Katy Huberty, Morgan Stanley: Apple Hints at AI and TV Ambitions. Apple announced software features that hint at future opportunities (machine learning, home automation, live TV) and catch-up to competing platforms (messaging, Siri). Opening Siri, Maps, and Messages to developers and extending Apple Pay to the web are most impactful near-term, in our view; iOS gained new features around machine learning and home automation; Apple TV becomes more powerful with Siri and the company may be another step closer to live TV; Watch has a completely revamped user experience, which should help adoption; macOS gets even closer to feature parity with iOS. Overweight. $120.
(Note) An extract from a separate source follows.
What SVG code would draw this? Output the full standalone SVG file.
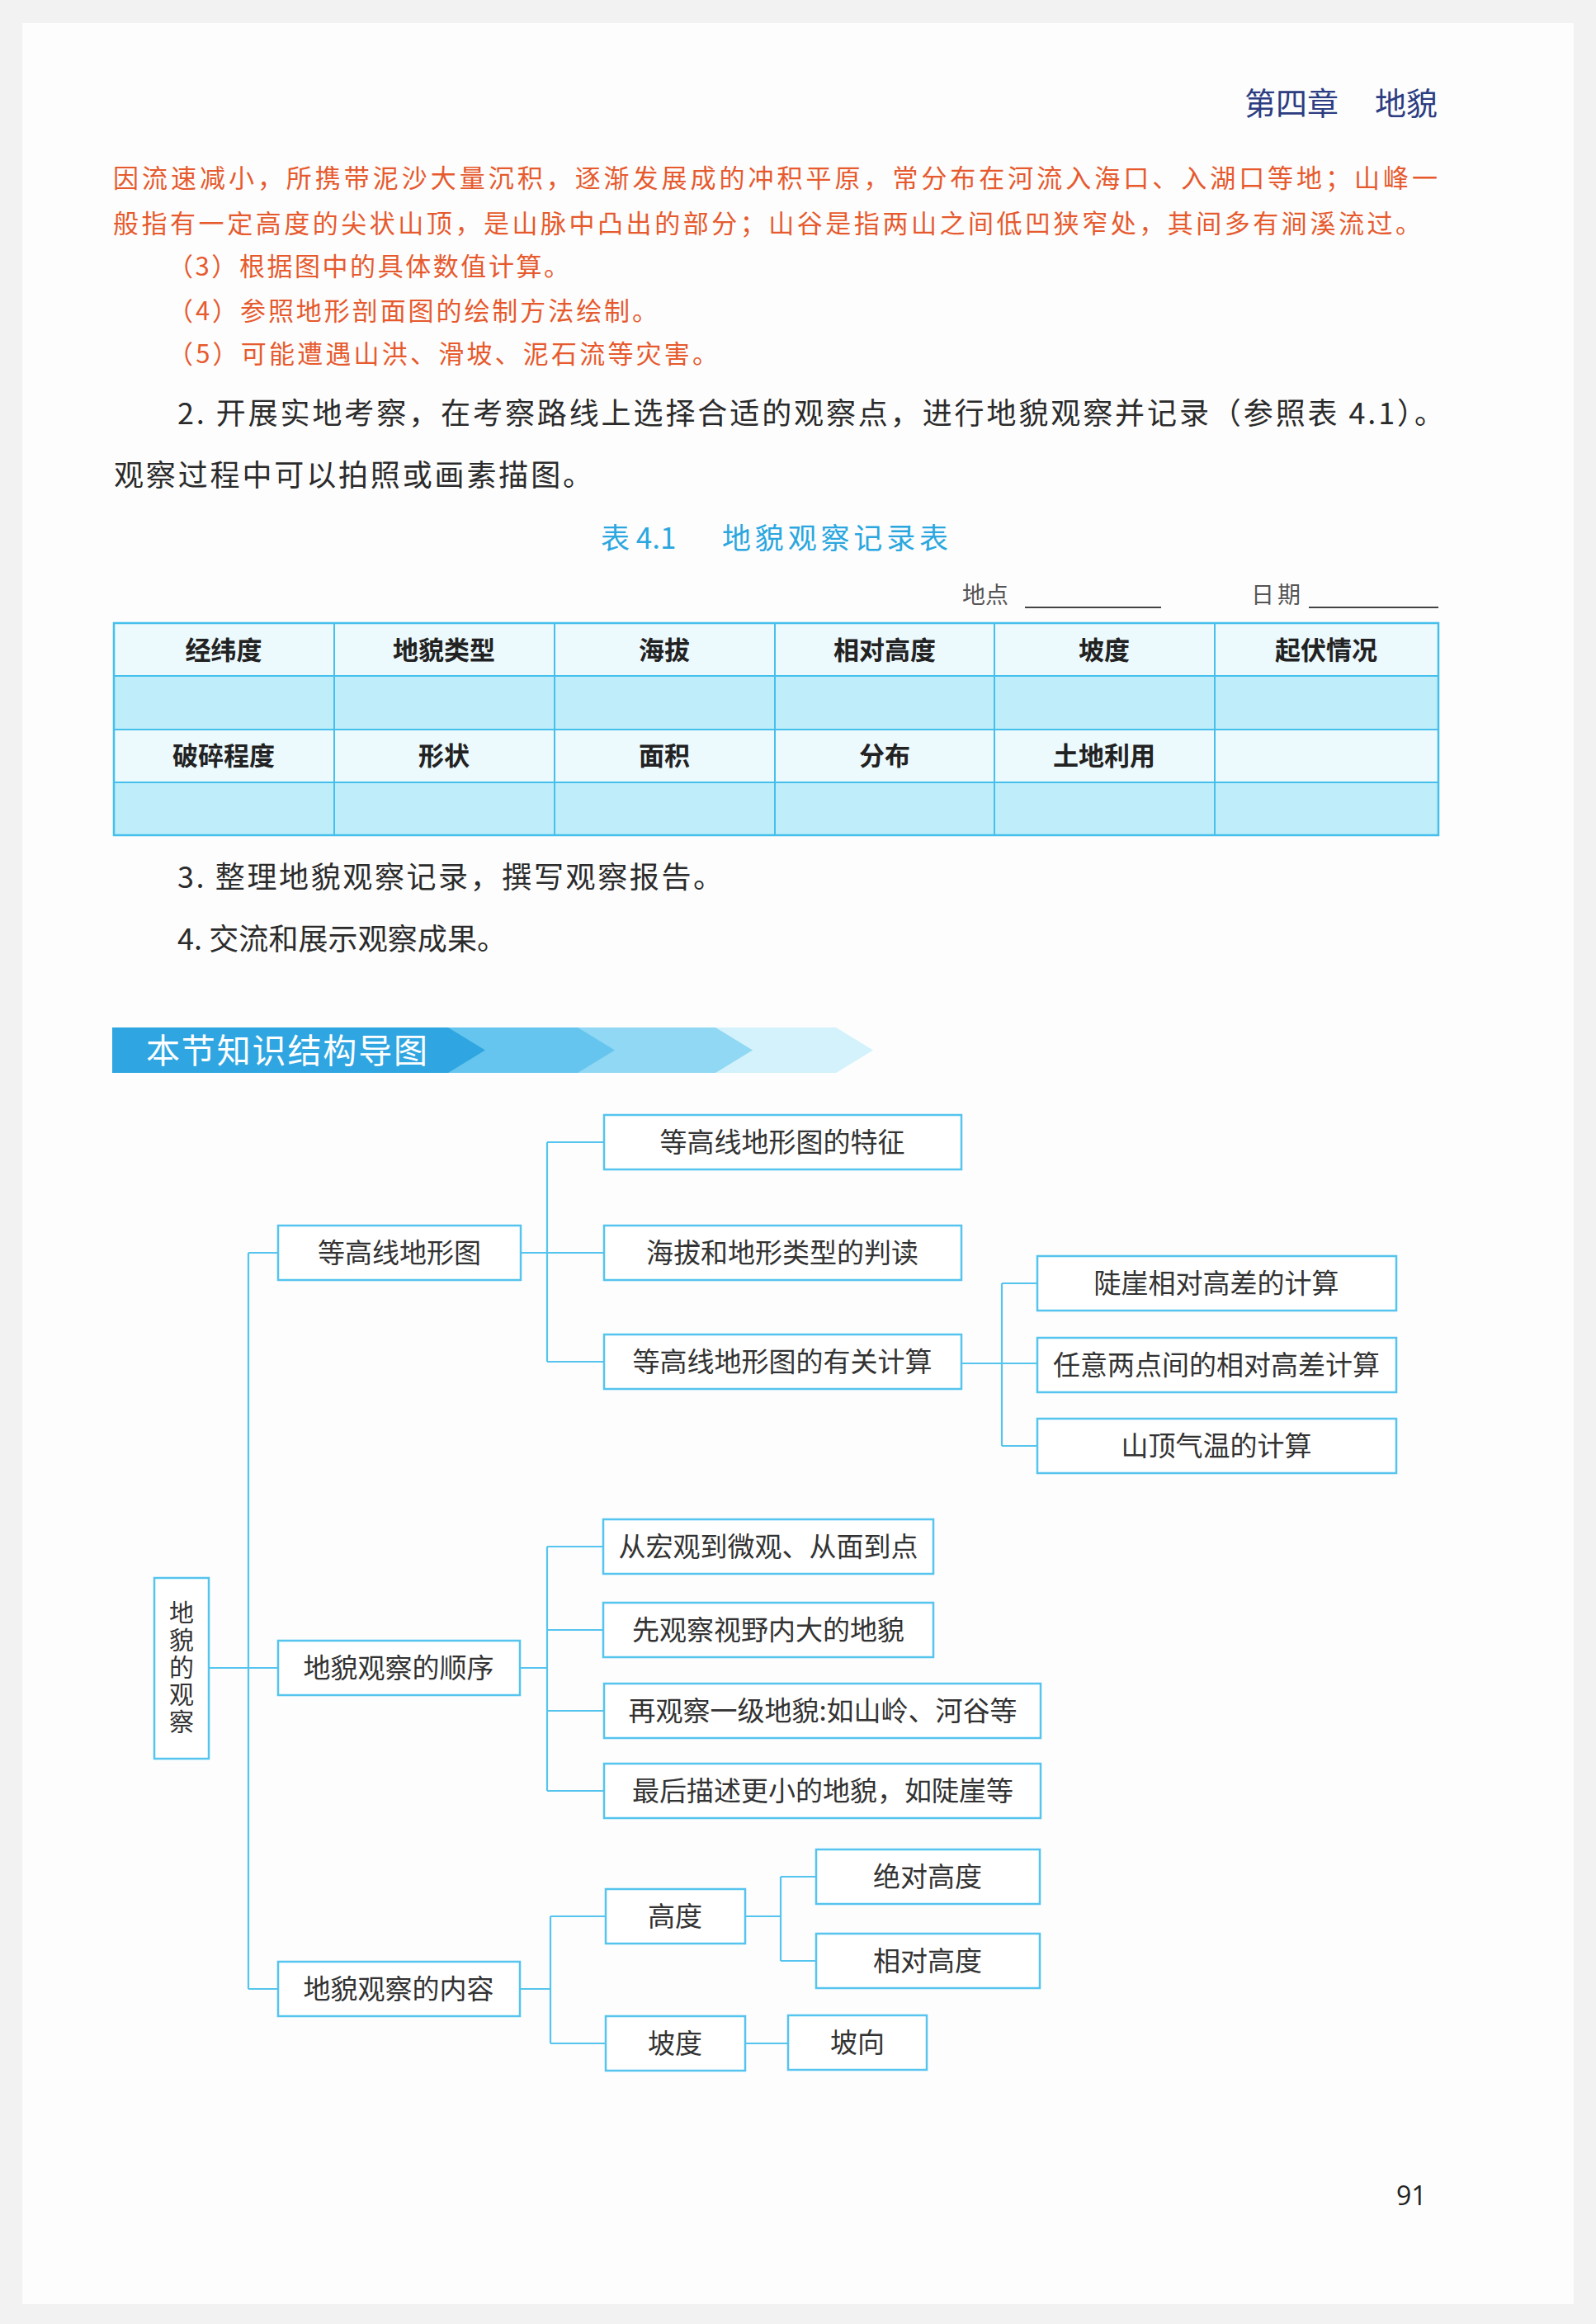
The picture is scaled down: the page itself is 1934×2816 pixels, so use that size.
<svg xmlns="http://www.w3.org/2000/svg" width="1934" height="2816" viewBox="0 0 1934 2816">
<style>
.cjk{font-family:"Noto Sans CJK SC","Noto Sans",sans-serif}
.orange{fill:#e65a2e;font-size:31px}
.body{fill:#2b2b2b;font-size:36px}
.th{fill:#222;font-size:31px;font-weight:bold;text-anchor:middle}
.box{fill:#ffffff;stroke:#55c4ee;stroke-width:2.5}
.bt{fill:#333;font-size:33px;text-anchor:middle}
.conn{stroke:#55c4ee;stroke-width:2.2;fill:none}
.tline{stroke:#45bfec;stroke-width:2}
</style>
<rect x="0" y="0" width="1934" height="2816" fill="#f2f2f2"/>
<rect x="27" y="28" width="1880" height="2764" fill="#fdfdfd"/>

<!-- header -->
<text class="cjk" x="1508" y="139" font-size="38" fill="#2c3d82">第四章</text>
<text class="cjk" x="1666" y="139" font-size="38" fill="#2c3d82">地貌</text>

<!-- orange paragraph -->
<g class="cjk orange">
<text x="137" y="227" textLength="1605" lengthAdjust="spacing">因流速减小，所携带泥沙大量沉积，逐渐发展成的冲积平原，常分布在河流入海口、入湖口等地；山峰一</text>
<text x="137" y="282" textLength="1585" lengthAdjust="spacing">般指有一定高度的尖状山顶，是山脉中凸出的部分；山谷是指两山之间低凹狭窄处，其间多有涧溪流过。</text>
<text x="203" y="334" textLength="487" lengthAdjust="spacing">（3）根据图中的具体数值计算。</text>
<text x="203" y="388" textLength="594" lengthAdjust="spacing">（4）参照地形剖面图的绘制方法绘制。</text>
<text x="203" y="440" textLength="667" lengthAdjust="spacing">（5）可能遭遇山洪、滑坡、泥石流等灾害。</text>
</g>

<!-- black paragraph -->
<g class="cjk body">
<text x="215" y="514" textLength="1535" lengthAdjust="spacing">2. 开展实地考察，在考察路线上选择合适的观察点，进行地貌观察并记录（参照表 4.1）。</text>
<text x="138" y="589" textLength="580" lengthAdjust="spacing">观察过程中可以拍照或画素描图。</text>
</g>

<!-- table title -->
<text class="cjk" x="728" y="665" font-size="35" fill="#2ba7df">表 4.1</text>
<text class="cjk" x="875" y="665" font-size="35" fill="#2ba7df" textLength="274" lengthAdjust="spacing">地貌观察记录表</text>

<text class="cjk" x="1166" y="731" font-size="28" fill="#555">地点</text>
<line x1="1242" y1="736" x2="1407" y2="736" stroke="#444" stroke-width="2"/>
<text class="cjk" x="1516" y="731" font-size="28" fill="#555" textLength="60" lengthAdjust="spacing">日期</text>
<line x1="1586" y1="736" x2="1743" y2="736" stroke="#444" stroke-width="2"/>

<!-- table -->
<g id="table">
<rect x="138" y="755" width="1605" height="64" fill="#ecf9fd"/>
<rect x="138" y="819" width="1605" height="65" fill="#bfeefa"/>
<rect x="138" y="884" width="1605" height="64" fill="#ecf9fd"/>
<rect x="138" y="948" width="1605" height="64" fill="#bfeefa"/>
<g class="tline">
<line x1="138" y1="819" x2="1743" y2="819"/>
<line x1="138" y1="884" x2="1743" y2="884"/>
<line x1="138" y1="948" x2="1743" y2="948"/>
<line x1="405" y1="755" x2="405" y2="1012"/>
<line x1="672" y1="755" x2="672" y2="1012"/>
<line x1="939" y1="755" x2="939" y2="1012"/>
<line x1="1205" y1="755" x2="1205" y2="1012"/>
<line x1="1472" y1="755" x2="1472" y2="1012"/>
</g>
<rect x="138" y="755" width="1605" height="257" fill="none" stroke="#45bfec" stroke-width="2.5"/>
<g class="cjk th">
<text x="271" y="799">经纬度</text>
<text x="538" y="799">地貌类型</text>
<text x="805" y="799">海拔</text>
<text x="1072" y="799">相对高度</text>
<text x="1338" y="799">坡度</text>
<text x="1607" y="799">起伏情况</text>
<text x="271" y="927">破碎程度</text>
<text x="538" y="927">形状</text>
<text x="805" y="927">面积</text>
<text x="1072" y="927">分布</text>
<text x="1338" y="927">土地利用</text>
</g>
</g>

<g class="cjk body">
<text x="215" y="1076" textLength="661" lengthAdjust="spacing">3. 整理地貌观察记录，撰写观察报告。</text>
<text x="215" y="1151" textLength="399" lengthAdjust="spacing">4. 交流和展示观察成果。</text>
</g>

<!-- banner -->
<g id="banner">
<polygon points="136,1245 1013,1245 1058,1272.5 1013,1300 136,1300" fill="#d3f2fb"/>
<polygon points="136,1245 867,1245 912,1272.5 867,1300 136,1300" fill="#90d8f3"/>
<polygon points="136,1245 700,1245 745,1272.5 700,1300 136,1300" fill="#66c5ee"/>
<polygon points="136,1245 543,1245 588,1272.5 543,1300 136,1300" fill="#2fa6e1"/>
<text class="cjk" x="177" y="1288" font-size="41" fill="#ffffff" textLength="341" lengthAdjust="spacing">本节知识结构导图</text>
</g>

<!-- connectors -->
<g id="connectors" class="conn">
<line x1="301" y1="1518" x2="301" y2="2410"/>
<line x1="301" y1="1518" x2="337" y2="1518"/>
<line x1="253" y1="2021" x2="337" y2="2021"/>
<line x1="301" y1="2410" x2="337" y2="2410"/>
<line x1="631" y1="1518" x2="732" y2="1518"/>
<line x1="663" y1="1384" x2="663" y2="1650"/>
<line x1="663" y1="1384" x2="732" y2="1384"/>
<line x1="663" y1="1650" x2="732" y2="1650"/>
<line x1="1165" y1="1652" x2="1257" y2="1652"/>
<line x1="1214" y1="1555" x2="1214" y2="1752"/>
<line x1="1214" y1="1555" x2="1257" y2="1555"/>
<line x1="1214" y1="1752" x2="1257" y2="1752"/>
<line x1="630" y1="2021" x2="663" y2="2021"/>
<line x1="663" y1="1874" x2="663" y2="2170"/>
<line x1="663" y1="1874" x2="731" y2="1874"/>
<line x1="663" y1="1975" x2="731" y2="1975"/>
<line x1="663" y1="2073" x2="732" y2="2073"/>
<line x1="663" y1="2170" x2="732" y2="2170"/>
<line x1="630" y1="2410" x2="667" y2="2410"/>
<line x1="667" y1="2322" x2="667" y2="2476"/>
<line x1="667" y1="2322" x2="734" y2="2322"/>
<line x1="667" y1="2476" x2="734" y2="2476"/>
<line x1="903" y1="2322" x2="946" y2="2322"/>
<line x1="946" y1="2274" x2="946" y2="2376"/>
<line x1="946" y1="2274" x2="989" y2="2274"/>
<line x1="946" y1="2376" x2="989" y2="2376"/>
<line x1="903" y1="2476" x2="955" y2="2476"/>
</g>

<!-- nodes -->
<g id="n-root"><rect class="box" x="187" y="1912" width="66" height="219"/>
<text class="cjk" x="220" y="2021" font-size="30" fill="#333" text-anchor="middle" writing-mode="vertical-rl" letter-spacing="3">地貌的观察</text></g>

<g id="n-a"><rect class="box" x="337" y="1485" width="294" height="66"/><text class="cjk bt" x="484" y="1530">等高线地形图</text></g>
<g id="n-a1"><rect class="box" x="732" y="1351" width="433" height="66"/><text class="cjk bt" x="948" y="1396">等高线地形图的特征</text></g>
<g id="n-a2"><rect class="box" x="732" y="1485" width="433" height="66"/><text class="cjk bt" x="948" y="1530">海拔和地形类型的判读</text></g>
<g id="n-a3"><rect class="box" x="732" y="1617" width="433" height="66"/><text class="cjk bt" x="948" y="1662">等高线地形图的有关计算</text></g>
<g id="n-a3a"><rect class="box" x="1257" y="1522" width="435" height="66"/><text class="cjk bt" x="1474" y="1567">陡崖相对高差的计算</text></g>
<g id="n-a3b"><rect class="box" x="1257" y="1621" width="435" height="66"/><text class="cjk bt" x="1474" y="1666">任意两点间的相对高差计算</text></g>
<g id="n-a3c"><rect class="box" x="1257" y="1719" width="435" height="66"/><text class="cjk bt" x="1474" y="1764">山顶气温的计算</text></g>

<g id="n-b"><rect class="box" x="337" y="1988" width="293" height="66"/><text class="cjk bt" x="483" y="2033">地貌观察的顺序</text></g>
<g id="n-b1"><rect class="box" x="731" y="1841" width="400" height="66"/><text class="cjk bt" x="931" y="1886">从宏观到微观、从面到点</text></g>
<g id="n-b2"><rect class="box" x="731" y="1942" width="400" height="66"/><text class="cjk bt" x="931" y="1987">先观察视野内大的地貌</text></g>
<g id="n-b3"><rect class="box" x="732" y="2040" width="529" height="66"/><text class="cjk bt" x="997" y="2085">再观察一级地貌:如山岭、河谷等</text></g>
<g id="n-b4"><rect class="box" x="732" y="2137" width="529" height="66"/><text class="cjk bt" x="997" y="2182">最后描述更小的地貌，如陡崖等</text></g>

<g id="n-c"><rect class="box" x="337" y="2377" width="293" height="66"/><text class="cjk bt" x="483" y="2422">地貌观察的内容</text></g>
<g id="n-c1"><rect class="box" x="734" y="2289" width="169" height="66"/><text class="cjk bt" x="818" y="2334">高度</text></g>
<g id="n-c2"><rect class="box" x="734" y="2443" width="169" height="66"/><text class="cjk bt" x="818" y="2488">坡度</text></g>
<g id="n-c1a"><rect class="box" x="989" y="2241" width="271" height="66"/><text class="cjk bt" x="1124" y="2286">绝对高度</text></g>
<g id="n-c1b"><rect class="box" x="989" y="2343" width="271" height="66"/><text class="cjk bt" x="1124" y="2388">相对高度</text></g>
<g id="n-c2a"><rect class="box" x="955" y="2442" width="168" height="66"/><text class="cjk bt" x="1039" y="2487">坡向</text></g>

<text x="1692" y="2672" font-family="'Open Sans','Noto Sans',sans-serif" font-size="32" fill="#222">91</text>
</svg>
Timothy Arcuri, Cowan: New Software Deepens and Broadens Ecosystem. With the introduction of new versions for all four of its operating systems, WWDC highlighted even more seamless integration across AAPL devices/platforms to further bolster the allure/stickiness of the ecosystem. New Apple Pay support for online purchases taps into ~$1.3T mobile/online TAM; while an important evolution, the math is far more interesting if it drives new HARDWARE sales. Outperform. $125.
Steven Milunovich, UBS: Four-Platform Palooza as Apple Embraces Developers. “For the first time, we’re going to talk to you about four Apple platforms.”—Tim Cook. We recently asked if Apple gets platforms. Apparently it does based on the litany of technologies being opened up to developers, including Siri, Maps, and Messages. We consider the operating systems to be the primary platforms (Cook pointed to four: iOS, macOS, tvOS, and watchOS) with Apple Pay, Apple Music, and the App Store transaction platforms. Providing APIs allows developers to write applications to Apple’s operating systems, enhancing the platform by leveraging innovation outside the company and bolstering the network effects that make platforms so powerful. Ever since Jobs supported the App Store, Apple has been better balancing vertical product integration with more open horizontal platforms. Buy. $115.
Aaron Rakers, Stifel: Further Opening of iOS to Developers, Enhancements to Messages App, Apple Pay Expansion & More. While the event offered little surprises, we believe most notable was the company’s opening up of its Maps, Siri, Phone, and Messages apps / functionality to developers – allowing for further enhancement / innovation as we continue to focus on Apple’s ability to further monetize its iPhone installed base expansion (>625M). Buy. $120.
Amit Daryanani, RBC: No product refresh. While there were some expectations around potential Macbook Pro and Apple Watch refreshes, we do not view the missing product refresh as a negative given WWDC is a developer/software event. Overall, we think the software updates, together with changes to the App Store announced last week, are targeted to make users more “sticky” to the Apple ecosystem (improving the service revenue stream). Outperform. $120.
Tim Long, BMO: Strengthening the Ecosystem. While none of the individual announcements are revolutionary, we view the total impact of the many updates, all of which will be available in the fall, to the four product platforms as a positive step in further strengthening the Apple ecosystem. Outperform. $118.
Sherri Scribner, Deutsche Bank: Reiterating rating. Hold. $1o5.
Andrew Uerkwitz, Oppenheimer: Reiterating rating. Outperform. $120.
Laura Martin, Needham: Reiterating rating. Strong buy. $150.